§ **WHAT YOU ARE ASKED TO DO**
Transcribe only the part of the material below that begins at the line containing "What React, TypeScript" and ends at the line containing "XAxis, YAxis, LabelList", with both kept and images left out.

§ **RECORDS TO USE**
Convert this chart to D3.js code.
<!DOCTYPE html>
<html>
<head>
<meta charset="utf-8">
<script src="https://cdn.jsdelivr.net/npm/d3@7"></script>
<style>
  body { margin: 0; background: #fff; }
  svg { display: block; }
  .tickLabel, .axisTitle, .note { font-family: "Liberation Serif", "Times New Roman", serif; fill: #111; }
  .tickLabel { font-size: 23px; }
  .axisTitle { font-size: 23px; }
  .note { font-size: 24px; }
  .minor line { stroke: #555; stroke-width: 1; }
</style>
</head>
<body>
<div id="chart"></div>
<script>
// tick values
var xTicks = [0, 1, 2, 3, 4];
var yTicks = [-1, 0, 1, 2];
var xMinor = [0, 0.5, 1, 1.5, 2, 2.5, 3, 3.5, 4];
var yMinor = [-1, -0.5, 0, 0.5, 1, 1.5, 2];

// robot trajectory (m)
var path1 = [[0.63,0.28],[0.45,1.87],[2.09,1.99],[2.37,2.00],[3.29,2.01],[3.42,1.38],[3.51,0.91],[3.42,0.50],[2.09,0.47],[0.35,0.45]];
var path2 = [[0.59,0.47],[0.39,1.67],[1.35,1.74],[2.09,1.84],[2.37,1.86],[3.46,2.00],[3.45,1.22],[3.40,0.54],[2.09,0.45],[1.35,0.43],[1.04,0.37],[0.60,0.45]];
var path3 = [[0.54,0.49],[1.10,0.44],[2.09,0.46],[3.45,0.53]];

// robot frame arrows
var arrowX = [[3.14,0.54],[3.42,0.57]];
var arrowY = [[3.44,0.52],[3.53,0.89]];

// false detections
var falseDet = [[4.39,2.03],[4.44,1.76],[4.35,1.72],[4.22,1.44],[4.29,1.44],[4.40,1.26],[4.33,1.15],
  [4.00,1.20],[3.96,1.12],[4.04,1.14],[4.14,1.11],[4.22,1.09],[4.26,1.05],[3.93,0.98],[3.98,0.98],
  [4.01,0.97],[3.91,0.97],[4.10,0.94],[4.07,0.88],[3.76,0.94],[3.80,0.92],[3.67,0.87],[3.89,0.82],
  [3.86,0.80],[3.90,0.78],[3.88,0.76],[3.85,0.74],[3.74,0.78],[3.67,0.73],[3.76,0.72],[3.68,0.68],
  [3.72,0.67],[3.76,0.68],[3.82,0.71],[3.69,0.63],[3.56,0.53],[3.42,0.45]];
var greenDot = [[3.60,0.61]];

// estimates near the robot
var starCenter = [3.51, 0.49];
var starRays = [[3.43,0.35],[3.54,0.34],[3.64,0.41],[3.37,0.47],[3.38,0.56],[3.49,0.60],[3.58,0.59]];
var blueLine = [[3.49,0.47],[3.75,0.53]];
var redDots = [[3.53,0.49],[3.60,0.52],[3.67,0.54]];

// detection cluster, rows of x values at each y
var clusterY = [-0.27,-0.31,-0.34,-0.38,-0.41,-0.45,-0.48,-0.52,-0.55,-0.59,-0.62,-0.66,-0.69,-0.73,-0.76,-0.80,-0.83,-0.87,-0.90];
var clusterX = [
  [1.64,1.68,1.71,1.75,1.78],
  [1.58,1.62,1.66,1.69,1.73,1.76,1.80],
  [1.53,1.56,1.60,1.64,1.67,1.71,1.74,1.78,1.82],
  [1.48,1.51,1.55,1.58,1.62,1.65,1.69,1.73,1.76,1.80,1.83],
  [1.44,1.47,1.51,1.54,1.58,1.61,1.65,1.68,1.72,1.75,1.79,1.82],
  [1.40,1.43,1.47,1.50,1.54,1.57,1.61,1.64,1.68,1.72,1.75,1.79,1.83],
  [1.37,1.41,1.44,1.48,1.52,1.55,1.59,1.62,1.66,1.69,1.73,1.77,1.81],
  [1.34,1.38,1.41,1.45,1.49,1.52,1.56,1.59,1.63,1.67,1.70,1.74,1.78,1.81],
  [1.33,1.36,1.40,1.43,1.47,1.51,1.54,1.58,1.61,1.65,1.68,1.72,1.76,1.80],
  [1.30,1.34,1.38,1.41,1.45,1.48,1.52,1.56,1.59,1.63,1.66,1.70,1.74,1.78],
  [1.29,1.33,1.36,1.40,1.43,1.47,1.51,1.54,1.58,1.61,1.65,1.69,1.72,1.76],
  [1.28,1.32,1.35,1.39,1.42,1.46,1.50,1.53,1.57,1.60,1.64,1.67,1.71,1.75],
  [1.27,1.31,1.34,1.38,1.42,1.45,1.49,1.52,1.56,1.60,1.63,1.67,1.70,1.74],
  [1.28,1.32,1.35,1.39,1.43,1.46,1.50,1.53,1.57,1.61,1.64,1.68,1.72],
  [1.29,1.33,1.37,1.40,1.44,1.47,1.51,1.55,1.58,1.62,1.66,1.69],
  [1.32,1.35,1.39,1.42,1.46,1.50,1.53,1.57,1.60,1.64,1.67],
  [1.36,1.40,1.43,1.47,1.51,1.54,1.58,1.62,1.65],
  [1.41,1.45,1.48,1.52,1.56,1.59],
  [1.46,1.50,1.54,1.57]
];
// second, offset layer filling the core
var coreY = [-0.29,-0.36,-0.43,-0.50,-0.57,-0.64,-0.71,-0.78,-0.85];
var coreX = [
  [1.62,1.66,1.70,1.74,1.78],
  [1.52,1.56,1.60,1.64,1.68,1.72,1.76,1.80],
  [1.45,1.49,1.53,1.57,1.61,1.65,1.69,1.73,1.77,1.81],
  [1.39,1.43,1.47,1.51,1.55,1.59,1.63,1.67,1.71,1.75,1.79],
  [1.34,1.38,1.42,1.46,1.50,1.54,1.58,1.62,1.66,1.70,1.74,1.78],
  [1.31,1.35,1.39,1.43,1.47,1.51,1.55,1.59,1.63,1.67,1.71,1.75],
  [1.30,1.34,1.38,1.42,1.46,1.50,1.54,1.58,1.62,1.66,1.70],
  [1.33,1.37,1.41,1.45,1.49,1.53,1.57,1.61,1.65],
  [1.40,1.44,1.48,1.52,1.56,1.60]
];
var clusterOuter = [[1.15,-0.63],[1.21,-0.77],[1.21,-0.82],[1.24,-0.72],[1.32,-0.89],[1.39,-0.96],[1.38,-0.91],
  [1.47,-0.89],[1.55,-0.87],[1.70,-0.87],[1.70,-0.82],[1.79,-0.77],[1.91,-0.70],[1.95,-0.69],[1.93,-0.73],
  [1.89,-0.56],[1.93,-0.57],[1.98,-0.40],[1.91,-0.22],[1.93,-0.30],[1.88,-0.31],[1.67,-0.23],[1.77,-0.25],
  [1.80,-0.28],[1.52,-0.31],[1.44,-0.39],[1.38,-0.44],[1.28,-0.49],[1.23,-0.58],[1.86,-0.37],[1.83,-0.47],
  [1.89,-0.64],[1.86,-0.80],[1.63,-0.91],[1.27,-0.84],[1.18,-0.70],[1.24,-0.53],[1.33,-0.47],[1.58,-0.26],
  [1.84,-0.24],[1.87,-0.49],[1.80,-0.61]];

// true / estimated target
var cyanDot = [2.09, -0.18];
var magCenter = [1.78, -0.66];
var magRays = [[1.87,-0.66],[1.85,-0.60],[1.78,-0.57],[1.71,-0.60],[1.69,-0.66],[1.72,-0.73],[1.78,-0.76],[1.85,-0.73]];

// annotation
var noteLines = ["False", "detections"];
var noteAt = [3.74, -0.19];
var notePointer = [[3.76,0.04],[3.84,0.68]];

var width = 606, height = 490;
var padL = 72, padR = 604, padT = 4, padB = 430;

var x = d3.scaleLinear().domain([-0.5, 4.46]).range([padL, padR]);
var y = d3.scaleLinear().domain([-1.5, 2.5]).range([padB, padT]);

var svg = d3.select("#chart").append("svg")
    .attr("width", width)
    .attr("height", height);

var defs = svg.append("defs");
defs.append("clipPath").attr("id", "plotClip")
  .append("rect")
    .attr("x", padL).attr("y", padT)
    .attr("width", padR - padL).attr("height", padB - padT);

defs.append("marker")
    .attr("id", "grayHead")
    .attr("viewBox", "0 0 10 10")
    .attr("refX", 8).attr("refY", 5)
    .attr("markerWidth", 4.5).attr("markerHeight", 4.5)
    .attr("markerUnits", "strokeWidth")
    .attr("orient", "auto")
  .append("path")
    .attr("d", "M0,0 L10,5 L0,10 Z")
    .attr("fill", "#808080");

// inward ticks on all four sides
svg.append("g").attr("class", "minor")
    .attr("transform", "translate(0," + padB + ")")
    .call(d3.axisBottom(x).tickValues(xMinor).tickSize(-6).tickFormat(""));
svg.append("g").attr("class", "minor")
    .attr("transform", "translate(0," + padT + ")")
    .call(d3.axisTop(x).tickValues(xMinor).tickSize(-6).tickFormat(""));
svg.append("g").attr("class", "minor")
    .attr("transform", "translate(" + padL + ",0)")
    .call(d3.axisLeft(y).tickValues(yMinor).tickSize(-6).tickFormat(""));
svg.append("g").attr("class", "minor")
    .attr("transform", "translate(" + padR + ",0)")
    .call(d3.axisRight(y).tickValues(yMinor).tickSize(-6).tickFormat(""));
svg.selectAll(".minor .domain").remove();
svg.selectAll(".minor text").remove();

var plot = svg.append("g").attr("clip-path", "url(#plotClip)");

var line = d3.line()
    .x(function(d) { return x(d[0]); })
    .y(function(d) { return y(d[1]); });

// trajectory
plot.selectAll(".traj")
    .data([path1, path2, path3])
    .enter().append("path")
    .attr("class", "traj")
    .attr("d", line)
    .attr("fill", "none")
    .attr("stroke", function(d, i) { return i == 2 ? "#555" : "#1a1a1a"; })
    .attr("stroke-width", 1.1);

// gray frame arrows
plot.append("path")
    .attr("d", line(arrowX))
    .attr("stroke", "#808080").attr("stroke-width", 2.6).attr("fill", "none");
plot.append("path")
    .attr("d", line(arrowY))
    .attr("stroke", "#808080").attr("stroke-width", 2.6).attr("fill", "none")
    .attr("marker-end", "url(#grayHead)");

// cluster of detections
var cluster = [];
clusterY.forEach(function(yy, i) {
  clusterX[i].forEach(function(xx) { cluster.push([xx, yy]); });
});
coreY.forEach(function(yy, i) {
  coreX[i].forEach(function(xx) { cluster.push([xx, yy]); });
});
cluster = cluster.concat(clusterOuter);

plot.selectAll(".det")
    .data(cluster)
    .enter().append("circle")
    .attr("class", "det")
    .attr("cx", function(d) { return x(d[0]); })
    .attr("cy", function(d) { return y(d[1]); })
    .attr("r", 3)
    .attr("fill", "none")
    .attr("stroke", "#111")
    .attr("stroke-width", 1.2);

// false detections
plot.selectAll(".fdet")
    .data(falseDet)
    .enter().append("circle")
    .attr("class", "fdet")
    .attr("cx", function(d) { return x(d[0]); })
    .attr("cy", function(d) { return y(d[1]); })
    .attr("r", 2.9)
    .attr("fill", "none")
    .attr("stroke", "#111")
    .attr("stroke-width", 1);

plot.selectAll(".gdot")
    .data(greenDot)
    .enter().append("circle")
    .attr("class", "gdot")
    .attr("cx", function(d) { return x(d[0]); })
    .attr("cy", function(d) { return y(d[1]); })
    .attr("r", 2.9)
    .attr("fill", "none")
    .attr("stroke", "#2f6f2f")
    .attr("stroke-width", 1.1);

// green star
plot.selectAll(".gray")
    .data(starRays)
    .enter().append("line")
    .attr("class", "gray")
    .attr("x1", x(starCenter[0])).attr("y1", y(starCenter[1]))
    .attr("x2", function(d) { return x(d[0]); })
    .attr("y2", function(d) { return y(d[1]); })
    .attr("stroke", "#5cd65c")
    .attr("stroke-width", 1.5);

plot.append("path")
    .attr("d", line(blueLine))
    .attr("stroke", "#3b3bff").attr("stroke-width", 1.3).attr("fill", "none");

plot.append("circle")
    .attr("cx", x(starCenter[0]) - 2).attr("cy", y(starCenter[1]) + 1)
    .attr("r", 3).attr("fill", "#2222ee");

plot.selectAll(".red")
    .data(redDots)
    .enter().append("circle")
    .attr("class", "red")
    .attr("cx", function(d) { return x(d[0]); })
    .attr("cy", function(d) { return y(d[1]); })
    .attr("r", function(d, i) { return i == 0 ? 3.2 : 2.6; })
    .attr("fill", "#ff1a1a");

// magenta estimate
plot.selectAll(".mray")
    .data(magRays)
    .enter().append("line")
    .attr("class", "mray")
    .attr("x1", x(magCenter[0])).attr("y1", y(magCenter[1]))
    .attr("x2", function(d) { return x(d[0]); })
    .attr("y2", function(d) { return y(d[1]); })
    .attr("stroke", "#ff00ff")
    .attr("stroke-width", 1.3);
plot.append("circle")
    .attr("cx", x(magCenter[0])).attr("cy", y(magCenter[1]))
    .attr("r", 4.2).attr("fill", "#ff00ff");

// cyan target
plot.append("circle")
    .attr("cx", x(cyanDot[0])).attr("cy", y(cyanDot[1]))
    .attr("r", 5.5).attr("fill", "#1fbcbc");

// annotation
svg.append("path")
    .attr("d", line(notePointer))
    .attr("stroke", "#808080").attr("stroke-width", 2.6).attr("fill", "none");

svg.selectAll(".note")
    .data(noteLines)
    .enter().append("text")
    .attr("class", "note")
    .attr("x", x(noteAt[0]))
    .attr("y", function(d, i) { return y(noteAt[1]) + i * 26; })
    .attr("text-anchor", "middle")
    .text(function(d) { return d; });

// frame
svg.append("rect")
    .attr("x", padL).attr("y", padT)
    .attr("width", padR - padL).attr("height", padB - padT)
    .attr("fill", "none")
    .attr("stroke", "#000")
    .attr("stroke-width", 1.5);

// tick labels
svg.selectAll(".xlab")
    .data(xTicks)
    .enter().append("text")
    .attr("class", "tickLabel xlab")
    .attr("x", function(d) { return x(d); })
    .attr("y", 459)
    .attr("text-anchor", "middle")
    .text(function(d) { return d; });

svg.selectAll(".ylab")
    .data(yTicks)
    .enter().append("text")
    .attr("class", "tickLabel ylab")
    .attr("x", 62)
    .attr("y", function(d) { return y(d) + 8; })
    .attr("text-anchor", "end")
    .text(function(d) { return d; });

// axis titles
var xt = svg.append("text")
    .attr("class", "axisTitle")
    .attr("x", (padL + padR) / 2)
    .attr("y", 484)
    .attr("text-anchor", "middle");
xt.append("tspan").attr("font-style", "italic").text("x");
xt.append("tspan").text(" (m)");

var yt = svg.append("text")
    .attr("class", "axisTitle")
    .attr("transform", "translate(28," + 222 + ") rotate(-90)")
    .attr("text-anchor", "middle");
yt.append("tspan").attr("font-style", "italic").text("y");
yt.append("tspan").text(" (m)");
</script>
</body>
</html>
---
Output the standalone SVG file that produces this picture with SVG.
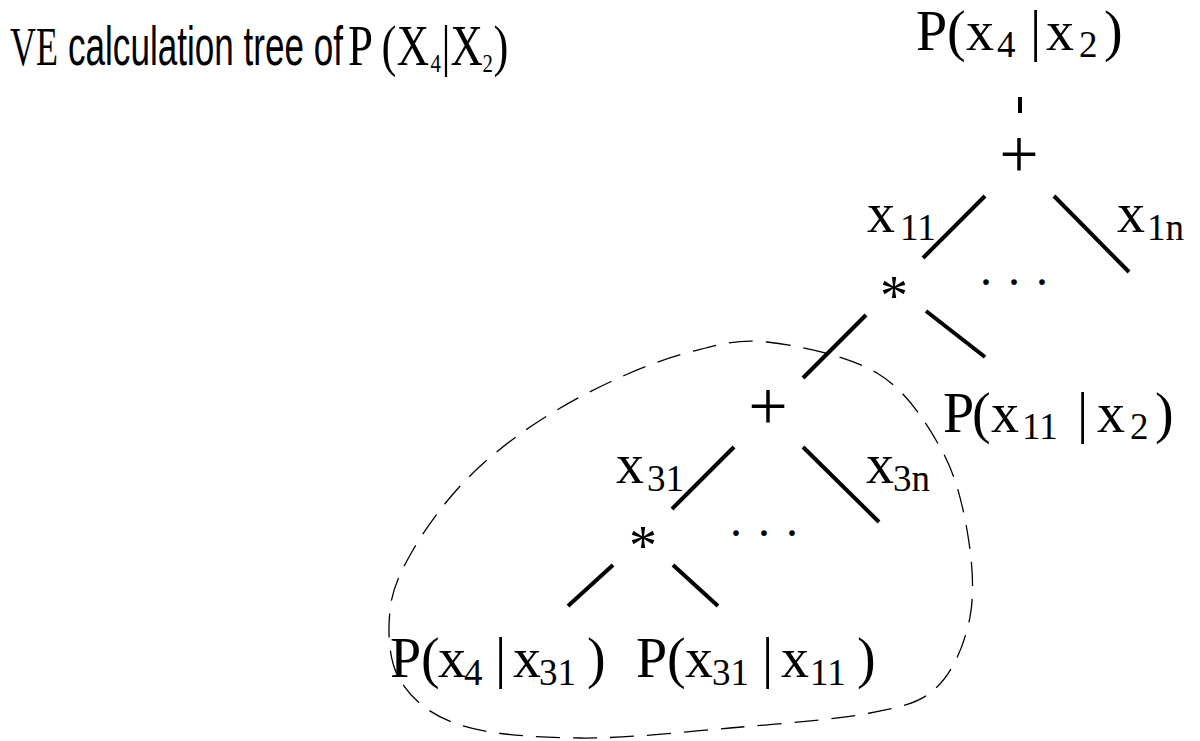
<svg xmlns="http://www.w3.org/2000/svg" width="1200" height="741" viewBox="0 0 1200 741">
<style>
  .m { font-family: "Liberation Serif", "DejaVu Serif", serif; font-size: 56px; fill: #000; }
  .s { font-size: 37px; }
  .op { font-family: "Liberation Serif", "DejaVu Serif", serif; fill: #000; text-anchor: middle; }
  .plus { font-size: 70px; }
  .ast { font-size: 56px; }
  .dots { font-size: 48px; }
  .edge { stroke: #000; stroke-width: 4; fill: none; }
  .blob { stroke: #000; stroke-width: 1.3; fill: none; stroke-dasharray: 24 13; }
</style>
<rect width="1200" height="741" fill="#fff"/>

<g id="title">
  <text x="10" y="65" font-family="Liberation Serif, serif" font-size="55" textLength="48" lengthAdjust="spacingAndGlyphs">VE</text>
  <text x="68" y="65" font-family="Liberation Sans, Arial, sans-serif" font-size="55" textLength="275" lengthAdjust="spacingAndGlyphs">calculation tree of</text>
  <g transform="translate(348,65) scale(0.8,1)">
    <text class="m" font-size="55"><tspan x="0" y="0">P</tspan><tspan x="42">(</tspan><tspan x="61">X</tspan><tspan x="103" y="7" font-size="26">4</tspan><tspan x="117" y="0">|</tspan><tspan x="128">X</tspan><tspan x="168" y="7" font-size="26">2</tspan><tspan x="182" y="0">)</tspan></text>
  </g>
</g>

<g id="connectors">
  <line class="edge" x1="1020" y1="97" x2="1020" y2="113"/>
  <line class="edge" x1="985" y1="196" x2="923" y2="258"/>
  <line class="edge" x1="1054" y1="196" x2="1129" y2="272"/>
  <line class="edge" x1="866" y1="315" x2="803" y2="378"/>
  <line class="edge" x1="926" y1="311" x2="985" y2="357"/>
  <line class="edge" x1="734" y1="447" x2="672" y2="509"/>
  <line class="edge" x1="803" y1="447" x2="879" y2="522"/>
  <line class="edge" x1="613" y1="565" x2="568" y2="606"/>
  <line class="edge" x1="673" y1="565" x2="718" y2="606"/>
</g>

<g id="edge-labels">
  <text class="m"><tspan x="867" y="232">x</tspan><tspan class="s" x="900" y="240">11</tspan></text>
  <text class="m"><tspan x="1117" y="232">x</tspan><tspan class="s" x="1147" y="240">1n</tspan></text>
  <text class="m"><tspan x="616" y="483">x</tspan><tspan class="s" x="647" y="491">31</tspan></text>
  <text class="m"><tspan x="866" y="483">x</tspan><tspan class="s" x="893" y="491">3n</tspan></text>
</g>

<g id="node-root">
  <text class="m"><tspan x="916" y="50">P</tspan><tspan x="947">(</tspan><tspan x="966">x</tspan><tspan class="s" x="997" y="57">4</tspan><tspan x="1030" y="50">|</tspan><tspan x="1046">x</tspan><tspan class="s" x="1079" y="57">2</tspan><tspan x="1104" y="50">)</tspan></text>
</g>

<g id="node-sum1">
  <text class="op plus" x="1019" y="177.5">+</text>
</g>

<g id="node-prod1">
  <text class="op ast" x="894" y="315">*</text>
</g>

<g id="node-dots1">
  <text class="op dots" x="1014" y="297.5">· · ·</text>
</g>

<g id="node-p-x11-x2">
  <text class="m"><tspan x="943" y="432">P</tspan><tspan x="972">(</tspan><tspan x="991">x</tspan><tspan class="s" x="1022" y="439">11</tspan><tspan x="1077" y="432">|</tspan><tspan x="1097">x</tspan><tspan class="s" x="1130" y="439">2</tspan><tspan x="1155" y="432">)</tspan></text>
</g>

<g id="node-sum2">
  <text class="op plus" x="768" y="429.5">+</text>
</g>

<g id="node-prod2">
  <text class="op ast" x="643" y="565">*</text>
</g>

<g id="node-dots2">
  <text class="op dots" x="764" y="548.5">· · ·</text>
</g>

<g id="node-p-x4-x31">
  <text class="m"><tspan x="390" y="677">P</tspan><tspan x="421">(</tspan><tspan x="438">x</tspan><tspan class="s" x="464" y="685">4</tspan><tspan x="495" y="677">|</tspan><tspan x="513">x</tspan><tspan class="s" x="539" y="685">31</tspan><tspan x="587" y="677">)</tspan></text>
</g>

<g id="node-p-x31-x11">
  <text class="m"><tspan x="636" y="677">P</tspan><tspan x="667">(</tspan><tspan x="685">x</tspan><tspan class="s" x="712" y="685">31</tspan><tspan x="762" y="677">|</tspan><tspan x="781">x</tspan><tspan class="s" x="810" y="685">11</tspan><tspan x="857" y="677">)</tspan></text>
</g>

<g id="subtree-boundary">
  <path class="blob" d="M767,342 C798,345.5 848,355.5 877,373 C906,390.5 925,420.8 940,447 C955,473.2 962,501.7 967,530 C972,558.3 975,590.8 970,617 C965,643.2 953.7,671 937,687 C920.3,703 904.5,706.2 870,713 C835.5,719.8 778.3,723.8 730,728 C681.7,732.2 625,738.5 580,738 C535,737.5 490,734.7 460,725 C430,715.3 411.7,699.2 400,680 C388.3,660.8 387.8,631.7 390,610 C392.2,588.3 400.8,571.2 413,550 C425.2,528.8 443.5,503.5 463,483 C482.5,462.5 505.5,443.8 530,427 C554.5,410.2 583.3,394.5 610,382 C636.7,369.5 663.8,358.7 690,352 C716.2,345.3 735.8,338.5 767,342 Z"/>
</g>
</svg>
--
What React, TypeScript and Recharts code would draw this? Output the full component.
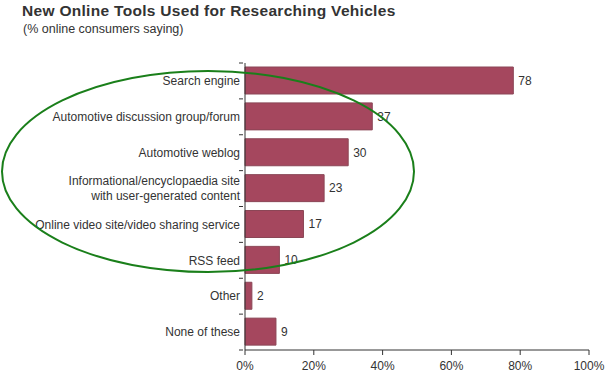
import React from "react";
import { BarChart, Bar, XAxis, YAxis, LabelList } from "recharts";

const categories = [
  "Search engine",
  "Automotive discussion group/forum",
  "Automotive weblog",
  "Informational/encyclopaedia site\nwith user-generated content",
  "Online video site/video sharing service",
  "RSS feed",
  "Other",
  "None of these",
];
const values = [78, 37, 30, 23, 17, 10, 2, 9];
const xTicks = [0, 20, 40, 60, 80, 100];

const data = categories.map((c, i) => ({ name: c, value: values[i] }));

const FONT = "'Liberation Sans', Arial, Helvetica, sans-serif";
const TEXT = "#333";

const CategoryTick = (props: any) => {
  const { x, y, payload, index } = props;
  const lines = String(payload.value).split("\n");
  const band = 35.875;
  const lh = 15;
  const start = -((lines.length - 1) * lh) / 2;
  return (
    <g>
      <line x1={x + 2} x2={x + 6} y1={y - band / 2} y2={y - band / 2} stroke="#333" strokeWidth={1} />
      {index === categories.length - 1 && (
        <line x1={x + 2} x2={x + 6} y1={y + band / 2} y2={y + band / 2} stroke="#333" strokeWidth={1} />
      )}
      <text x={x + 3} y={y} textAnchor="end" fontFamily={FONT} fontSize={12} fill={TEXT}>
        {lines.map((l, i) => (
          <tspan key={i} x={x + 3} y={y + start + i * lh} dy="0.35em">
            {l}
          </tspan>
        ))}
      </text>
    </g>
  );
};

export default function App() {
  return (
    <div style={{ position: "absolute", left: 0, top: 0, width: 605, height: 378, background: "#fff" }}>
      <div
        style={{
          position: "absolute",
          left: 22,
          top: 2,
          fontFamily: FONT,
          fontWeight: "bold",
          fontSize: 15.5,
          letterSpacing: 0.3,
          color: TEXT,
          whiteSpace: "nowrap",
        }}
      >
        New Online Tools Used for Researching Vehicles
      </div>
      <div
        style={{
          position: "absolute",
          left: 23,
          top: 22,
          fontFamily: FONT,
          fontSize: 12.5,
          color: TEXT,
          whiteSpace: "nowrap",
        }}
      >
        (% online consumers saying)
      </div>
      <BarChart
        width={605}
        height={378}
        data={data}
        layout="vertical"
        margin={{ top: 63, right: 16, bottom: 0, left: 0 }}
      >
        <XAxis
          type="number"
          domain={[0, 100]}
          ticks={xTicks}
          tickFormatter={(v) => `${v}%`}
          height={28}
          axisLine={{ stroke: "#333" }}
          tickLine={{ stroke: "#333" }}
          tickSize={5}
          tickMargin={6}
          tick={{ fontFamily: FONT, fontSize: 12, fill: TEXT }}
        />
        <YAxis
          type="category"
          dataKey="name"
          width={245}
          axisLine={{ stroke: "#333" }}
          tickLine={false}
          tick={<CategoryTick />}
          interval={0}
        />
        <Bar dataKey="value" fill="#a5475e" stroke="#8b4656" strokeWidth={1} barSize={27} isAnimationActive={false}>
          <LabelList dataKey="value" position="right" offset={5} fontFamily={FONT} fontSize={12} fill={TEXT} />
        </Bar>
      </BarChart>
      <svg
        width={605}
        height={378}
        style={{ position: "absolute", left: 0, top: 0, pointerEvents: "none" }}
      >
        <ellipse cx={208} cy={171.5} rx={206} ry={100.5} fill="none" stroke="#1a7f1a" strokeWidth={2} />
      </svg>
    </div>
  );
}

§ **EXERCISE OUTPUT**
What React, TypeScript and Recharts code would draw this? Output the full component.
import React from "react";
import { BarChart, Bar, XAxis, YAxis, LabelList } from "recharts";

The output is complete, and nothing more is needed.